On CPI inflation and the Rand

A couple of data releases out recently confirming our expectation of a stronger Rand (average of USDZAR of 6.40 in 2010), lower than expected CPI inflation (testing of 3% y/y in H2 2010), and high likelihood of a  lower repo rate price-fixing by the SARB later in the year (up to cumulative 200bps lower over 2010-11).

From Fin24:

Johannesburg – South Africa’s consumer inflation as expected slowed back into the central bank’s 3% to 6% target range in February, keeping alive hopes of an interest rate cut this year.

The easing to 5.7% year-on-year (y/y), a more than three-year low, from January’s 6.2%, suggests price pressures are cooling although month-on-month (m/m) inflation quickened.

The retreat into the band comes a month ahead of the Reserve Bank’s forecast and further easing could add to chances of a rate cut.

We don’t expect that Eskom electricity tariff hikes will place upward pressure on CPI inflation, and maintain our view that Eskom hikes will be deflationary over the coming year. Low to no credit- (PSCE -1.2% y/y in Jan 2010) and money supply growth (M3 +1.6% y/y in Q4 2009) is to continue over the short-term and we expect these forces will conspire to keep downward pressure on CPI inflation. To put a number on it, we expect CPI inflation will test the lower end of the target band of (3%) in the second half of 2010. Furthermore, the abovementioned factors will also see to a stable and strong Rand exchange rate over the period.

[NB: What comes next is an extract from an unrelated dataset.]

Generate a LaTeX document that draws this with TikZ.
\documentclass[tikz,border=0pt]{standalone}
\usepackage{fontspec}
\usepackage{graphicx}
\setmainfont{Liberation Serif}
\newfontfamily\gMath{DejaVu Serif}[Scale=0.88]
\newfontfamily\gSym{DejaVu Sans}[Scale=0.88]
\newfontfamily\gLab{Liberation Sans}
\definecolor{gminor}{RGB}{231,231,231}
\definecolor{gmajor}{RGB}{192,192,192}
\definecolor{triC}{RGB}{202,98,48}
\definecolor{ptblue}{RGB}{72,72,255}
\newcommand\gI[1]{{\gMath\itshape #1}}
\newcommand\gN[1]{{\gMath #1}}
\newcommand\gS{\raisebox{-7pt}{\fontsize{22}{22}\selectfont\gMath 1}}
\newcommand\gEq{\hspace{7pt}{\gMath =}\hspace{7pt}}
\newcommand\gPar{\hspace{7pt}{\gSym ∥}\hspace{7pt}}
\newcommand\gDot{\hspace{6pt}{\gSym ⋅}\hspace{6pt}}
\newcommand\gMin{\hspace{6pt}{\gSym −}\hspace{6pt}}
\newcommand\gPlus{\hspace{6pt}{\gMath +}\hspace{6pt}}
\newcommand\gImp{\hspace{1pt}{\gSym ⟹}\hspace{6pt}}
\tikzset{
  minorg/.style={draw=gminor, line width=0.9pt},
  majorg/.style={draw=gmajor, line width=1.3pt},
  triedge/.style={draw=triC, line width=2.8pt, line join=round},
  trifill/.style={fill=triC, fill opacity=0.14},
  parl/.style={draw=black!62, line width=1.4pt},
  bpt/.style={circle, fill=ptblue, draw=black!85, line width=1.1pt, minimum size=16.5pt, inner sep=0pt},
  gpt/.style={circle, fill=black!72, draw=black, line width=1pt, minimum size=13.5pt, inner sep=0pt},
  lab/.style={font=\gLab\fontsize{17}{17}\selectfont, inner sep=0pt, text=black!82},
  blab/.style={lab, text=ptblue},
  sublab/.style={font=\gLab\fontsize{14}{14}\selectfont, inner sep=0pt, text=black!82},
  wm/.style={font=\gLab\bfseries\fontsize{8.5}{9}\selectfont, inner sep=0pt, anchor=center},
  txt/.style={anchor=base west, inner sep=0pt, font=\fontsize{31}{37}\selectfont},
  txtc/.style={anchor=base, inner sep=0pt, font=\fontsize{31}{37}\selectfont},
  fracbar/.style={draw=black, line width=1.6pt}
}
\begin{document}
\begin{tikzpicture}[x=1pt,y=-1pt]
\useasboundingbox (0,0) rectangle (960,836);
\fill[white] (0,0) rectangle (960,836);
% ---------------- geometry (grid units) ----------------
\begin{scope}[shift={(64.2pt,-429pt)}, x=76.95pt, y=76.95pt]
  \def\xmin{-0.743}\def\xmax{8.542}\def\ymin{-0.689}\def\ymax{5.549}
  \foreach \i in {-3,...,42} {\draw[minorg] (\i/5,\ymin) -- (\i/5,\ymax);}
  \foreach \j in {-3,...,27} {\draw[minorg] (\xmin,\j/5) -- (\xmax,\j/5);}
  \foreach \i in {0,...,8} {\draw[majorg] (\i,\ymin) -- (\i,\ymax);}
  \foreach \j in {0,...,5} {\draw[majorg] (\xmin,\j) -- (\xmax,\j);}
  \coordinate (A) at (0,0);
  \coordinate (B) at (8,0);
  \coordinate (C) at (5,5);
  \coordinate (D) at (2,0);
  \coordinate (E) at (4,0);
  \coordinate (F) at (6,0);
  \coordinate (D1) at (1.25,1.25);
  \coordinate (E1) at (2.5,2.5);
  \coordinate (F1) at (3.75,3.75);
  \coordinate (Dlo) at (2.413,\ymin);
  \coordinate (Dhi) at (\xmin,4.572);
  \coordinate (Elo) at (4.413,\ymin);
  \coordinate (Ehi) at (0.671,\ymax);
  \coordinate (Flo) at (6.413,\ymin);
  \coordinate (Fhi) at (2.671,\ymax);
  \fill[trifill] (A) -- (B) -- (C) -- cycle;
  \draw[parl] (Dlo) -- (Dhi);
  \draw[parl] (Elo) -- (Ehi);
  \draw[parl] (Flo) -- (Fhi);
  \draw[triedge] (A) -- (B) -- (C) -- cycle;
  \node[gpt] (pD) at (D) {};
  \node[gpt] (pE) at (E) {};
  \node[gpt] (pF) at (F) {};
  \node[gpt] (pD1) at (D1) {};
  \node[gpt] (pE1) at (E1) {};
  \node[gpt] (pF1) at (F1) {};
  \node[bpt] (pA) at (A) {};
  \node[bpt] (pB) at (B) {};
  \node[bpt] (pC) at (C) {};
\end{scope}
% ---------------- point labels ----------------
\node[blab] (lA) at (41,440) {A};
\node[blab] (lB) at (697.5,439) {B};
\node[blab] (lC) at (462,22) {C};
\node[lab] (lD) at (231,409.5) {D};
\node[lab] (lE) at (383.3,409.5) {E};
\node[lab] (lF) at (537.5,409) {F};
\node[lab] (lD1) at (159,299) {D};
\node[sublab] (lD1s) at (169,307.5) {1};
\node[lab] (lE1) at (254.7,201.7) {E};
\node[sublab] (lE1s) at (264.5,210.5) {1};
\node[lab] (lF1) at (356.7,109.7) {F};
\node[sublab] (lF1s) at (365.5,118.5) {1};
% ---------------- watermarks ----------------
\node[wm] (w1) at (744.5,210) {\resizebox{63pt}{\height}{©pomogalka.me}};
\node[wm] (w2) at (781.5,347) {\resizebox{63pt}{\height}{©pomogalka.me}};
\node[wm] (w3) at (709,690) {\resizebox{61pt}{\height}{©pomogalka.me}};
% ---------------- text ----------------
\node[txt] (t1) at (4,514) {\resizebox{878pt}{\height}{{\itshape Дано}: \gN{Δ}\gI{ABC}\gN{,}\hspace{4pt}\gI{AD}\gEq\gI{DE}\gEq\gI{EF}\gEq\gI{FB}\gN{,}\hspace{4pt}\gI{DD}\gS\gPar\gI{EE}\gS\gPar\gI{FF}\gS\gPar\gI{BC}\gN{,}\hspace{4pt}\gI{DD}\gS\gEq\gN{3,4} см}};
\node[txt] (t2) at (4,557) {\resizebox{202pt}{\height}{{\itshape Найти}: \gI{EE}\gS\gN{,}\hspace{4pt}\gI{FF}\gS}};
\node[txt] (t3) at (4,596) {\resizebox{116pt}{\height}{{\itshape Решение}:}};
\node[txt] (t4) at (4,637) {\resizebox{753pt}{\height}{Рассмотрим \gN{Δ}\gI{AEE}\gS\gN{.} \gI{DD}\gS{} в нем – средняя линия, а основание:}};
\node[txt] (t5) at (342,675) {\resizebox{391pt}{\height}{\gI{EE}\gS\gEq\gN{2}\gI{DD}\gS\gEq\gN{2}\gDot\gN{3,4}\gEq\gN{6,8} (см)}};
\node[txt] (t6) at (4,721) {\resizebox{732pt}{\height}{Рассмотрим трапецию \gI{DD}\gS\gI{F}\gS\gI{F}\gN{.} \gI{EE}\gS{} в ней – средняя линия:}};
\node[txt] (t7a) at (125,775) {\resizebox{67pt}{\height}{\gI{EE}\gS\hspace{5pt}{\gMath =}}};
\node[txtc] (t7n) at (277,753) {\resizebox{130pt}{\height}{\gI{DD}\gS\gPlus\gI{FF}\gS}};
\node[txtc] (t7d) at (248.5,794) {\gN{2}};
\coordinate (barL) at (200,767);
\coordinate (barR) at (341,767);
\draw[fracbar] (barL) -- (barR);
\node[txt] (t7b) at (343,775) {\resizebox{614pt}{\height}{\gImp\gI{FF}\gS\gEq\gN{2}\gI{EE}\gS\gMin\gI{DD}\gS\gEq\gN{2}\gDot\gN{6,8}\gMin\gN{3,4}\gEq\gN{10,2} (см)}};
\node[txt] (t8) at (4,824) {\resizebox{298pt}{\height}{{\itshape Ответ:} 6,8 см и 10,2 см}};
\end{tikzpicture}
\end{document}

Moving on to the effects of a strong Rand on the economy – recall Cosatu and other interest groups’ recent claims that the Rand will stunt export growth? Data from the SARB’s quarterly bulletin show that the strong Rand hasn’t killed the export sector as many expected. From Fin24:

Johannesburg – The strong rand has not impaired South Africa’s export potential – as many exporters and unions had said it would.

The fourth quarter’s 2.8% gross domestic product (GDP) deficit on the current account – surprisingly smaller than expected – showed that pleas for a weaker currency do not make sense.

In fact, amid all the claims that a strong rand hurts exports, the statistics show good growth in both export volumes (6.6% higher) and value (up 10.7%). Other analysts agree that these data indicate the rand is not a culprit.

We didn’t expect the strong Rand would stunt export performance, job creation and GDP growth, but hey, don’t say we didn’t put this view out there.

We expect these factors will hold important implications for monetary policy going forward. The nature of the credit- and money printing induced business cycle will be volatile over the coming few years (to say the least). The moment a big economy like the US or China stutters (which we expect for various reasons), SA will suffer the consequences, particularly in the industrial sectors, just as it did in late-2008 early-2009. At this point — and once job losses again begin to mount – we expect the SARB and Treasury will get in the Rand’s appreciating way and intervene to weaken against the world’s major currencies in an attempt to support the SA economy. We also expect the repo rate to be lowered by as much as 200 bps before the end of the easing cycle. Of course by weakening the Rand, all the government will be doing is redistributing wealth from the poor to the wealthy and better-informed. But this won’t stop them.

Until then, we expect the Rand will continue to appreciate against the major currencies such as the euro, pound sterling and the US dollar.